We affirmed in Quern v. Jordan, 440 U. S. 332 (1979), holding that although Edelman v. Jordan, supra, retained continuing vitality after Monell v. New York City Dept. of Social Services, 436 U. S. 658 (1978), see 440 U. S., at 338-345, the specific notice order approved by the Court of Appeals did not violate the Eleventh Amendment. Id., at 346-349. We explained that the appellate court’s particular notice order fell “on the Ex parte Young side of the Eleventh Amendment line rather than on the Edelman side.” Id., at 347. We reasoned that “unlike [the notice] ordered by the District Court, [this notice was] more properly viewed as ancillary to the prospective relief already ordered by the court,” id., at 349, and it did no more than “simply infor[m] class members that their federal suit is at an end, that the federal court can provide them with no further relief, and that there are existing state administrative procedures which they may wish to pursue.” Ibid. We also stressed that the state defendants had not objected to the expense of providing
Our review of the long, drawn-out Jordan litigation convinces us that neither the Court of Appeals nor this Court conceived of the requested notice allowed in that case to be an independent form of relief. We simply held that the specific order fell within the Ex parte Young exception to the Eleventh Amendment principle of sovereign immunity because it was ancillary to a valid injunction previously granted and was sufficiently narrow to retain its character as a mere case-management device. The notice in Quern v. Jordan did nothing other than inform a diverse and partially victorious class concerning the extent of the judgment in its favor, cf. Fed. Rule Civ. Proc. 23(d)(2), and that the federal courts could do no more for them. There was no suggestion that the notice itself would bind state officials in any way, or that such notice would be routinely available as a form of relief in other cases. Because “notice relief” is not the type of remedy designed to prevent ongoing violations of federal law, the Eleventh Amendment limitation on the Art. Ill power of federal courts prevents them from ordering it as an independent form of relief.

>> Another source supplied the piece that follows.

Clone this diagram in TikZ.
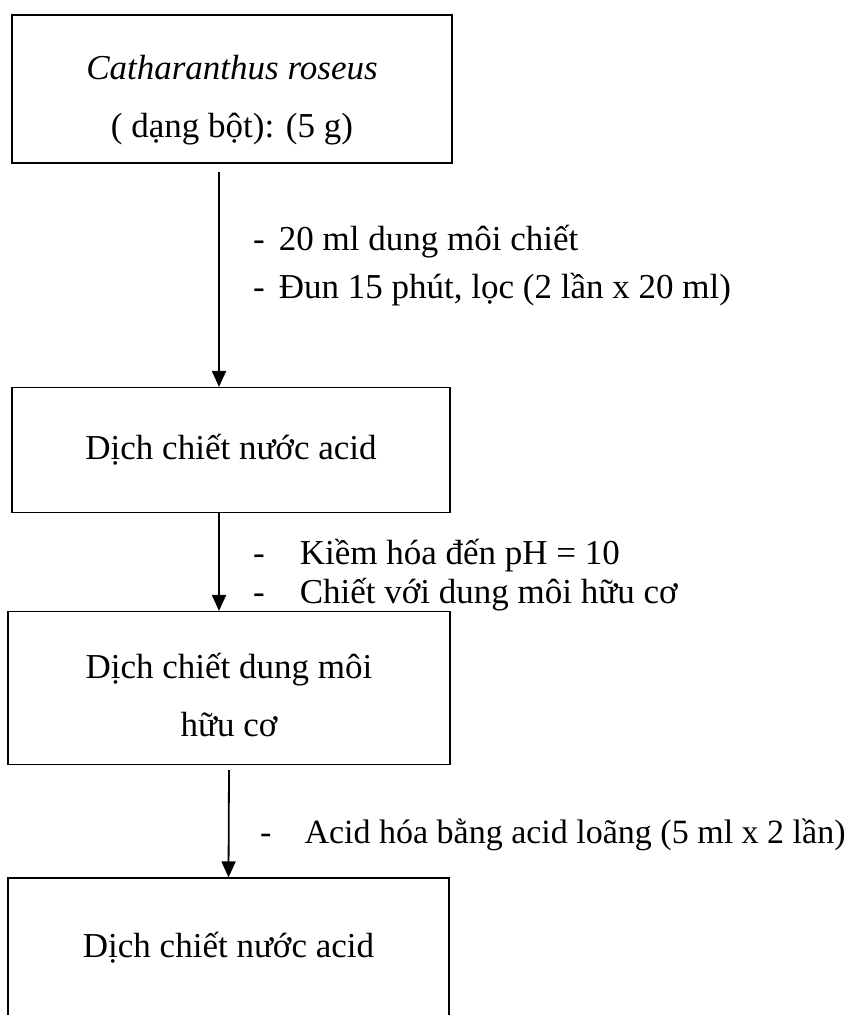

Measured by the standards of Quern, however, a request for a limited notice order will escape the Eleventh Amendment bar if the notice is ancillary to the grant of some other appropriate relief that can be “noticed.” Because there is no continuing violation of federal law to enjoin in this case, an injunction is not available. Therefore, notice cannot be justified as a mere case-management device that is ancillary to a judgment awarding valid prospective relief. Petitioners argue, however, that they are entitled to a declaratory judgment that respondent violated federal law in the past. Only if petitioners are correct in this assertion can they properly
The Declaratory Judgment Act of 1934, 28 U. S. C. § 2201, permits a federal court to declare the rights of a party whether or not further relief is or could be sought, and we have held that under this Act declaratory relief may be available even though an injunction is not. Steffel v. Thompson, 415 U. S. 452, 462 (1974). But we have also held that the declaratory judgment statute “is an enabling Act, which confers a discretion on the courts rather than an absolute right upon the litigant.” Public Service Comm’n v. Wycoff Co., 344 U. S. 237, 241 (1952). The propriety of issuing a declaratory judgment may depend upon equitable considerations, see Samuels v. Mackell, 401 U. S. 66, 73 (1971), and is also “informed by the teachings and experience concerning the functions and extent of federal judicial power.” Wycoff, supra, at 243; cf. Younger v. Harris, 401 U. S. 37, 44-45 (1971).
In applying these principles, we have held that a declaratory judgment is not available in a number of instances. In Great Lakes Co. v. Huffman, 319 U. S. 293 (1943), we held that a declaratory judgment was not available to obtain a determination of the constitutionality of a state tax even though the relevant federal statute prohibited federal courts only from issuing injunctions against the collection of such taxes. Id., at 299. We held in Samuels v. Mackell, supra, that a declaratory judgment declaring a state criminal statute unconstitutional was unavailable where it would have much the same effect as an injunction prohibiting enforcement of the statute, and the latter was barred by traditional principles of equity, comity, and federalism. Id., at 69-73. In Wycoff, we held that it was inappropriate to issue a declaratory judgment deciding whether the plaintiff’s business was interstate commerce and therefore potentially immune from state regulation. 344 U. S., at 244, 247-249. We reasoned that if the federal judgment were res judicata in subsequent
We think that these cases demonstrate the impropriety of the issuance of a declaratory judgment in this case. There is no claimed continuing violation of federal law, and therefore no occasion to issue an injunction. Nor can there be any threat of state officials violating the repealed law in the future. Cf. Steffel v. Thompson, supra, at 454. There is a dispute about the lawfulness of respondent’s past actions, but the Eleventh Amendment would prohibit the award of money damages or restitution if that dispute were resolved in favor of petitioners. We think that the award of a declaratory judgment in this situation would be useful in resolving the dispute over the past lawfulness of respondent’s action only if it might be offered in state-court proceedings as res judicata on the issue of liability, leaving to the state courts only a form of accounting proceeding whereby damages or restitution would be computed. But the issuance of a declaratory judgment in these circumstances would have much the same effect as a full-fledged award of damages or restitution by the federal court, the latter kinds of relief being of course prohibited by the Eleventh Amendment. The teachings of Huffman, Samuels, and Wycoff are that a declaratory judgment is not available when the result would be a partial “end run” around our decision in Edelman v. Jordan, 415 U. S. 651 (1974).
We hold that the District Court was correct in concluding that neither the “notice” proposed by petitioners nor a declaratory judgment should have issued in a case of this type. The judgment of the Court of Appeals is therefore
Affirmed.
The declaratory judgment was embodied in paragraph 4 of the District Court’s judgment, which stated:
“Illinois Categorical Assistance Manual, Section 4004, and subsections thereunder, as applied to applicants for AABD are invalid insofar as they are inconsistent with the requirements of [federal law as construed in] paragraphs 1 and 2.” Jordan v. Weaver, No. 71 C 70, p. 3 (ND Ill., Mar. 15, 1972) (emphasis added).
If, of course, petitioners would make no claim that the federal declaratory judgment was res judicata in later commenced state proceedings, the declaratory judgment would serve no purpose whatever in resolving the remaining dispute between the parties, and is unavailable for that reason. Wycoff, 344 U. S., at 247.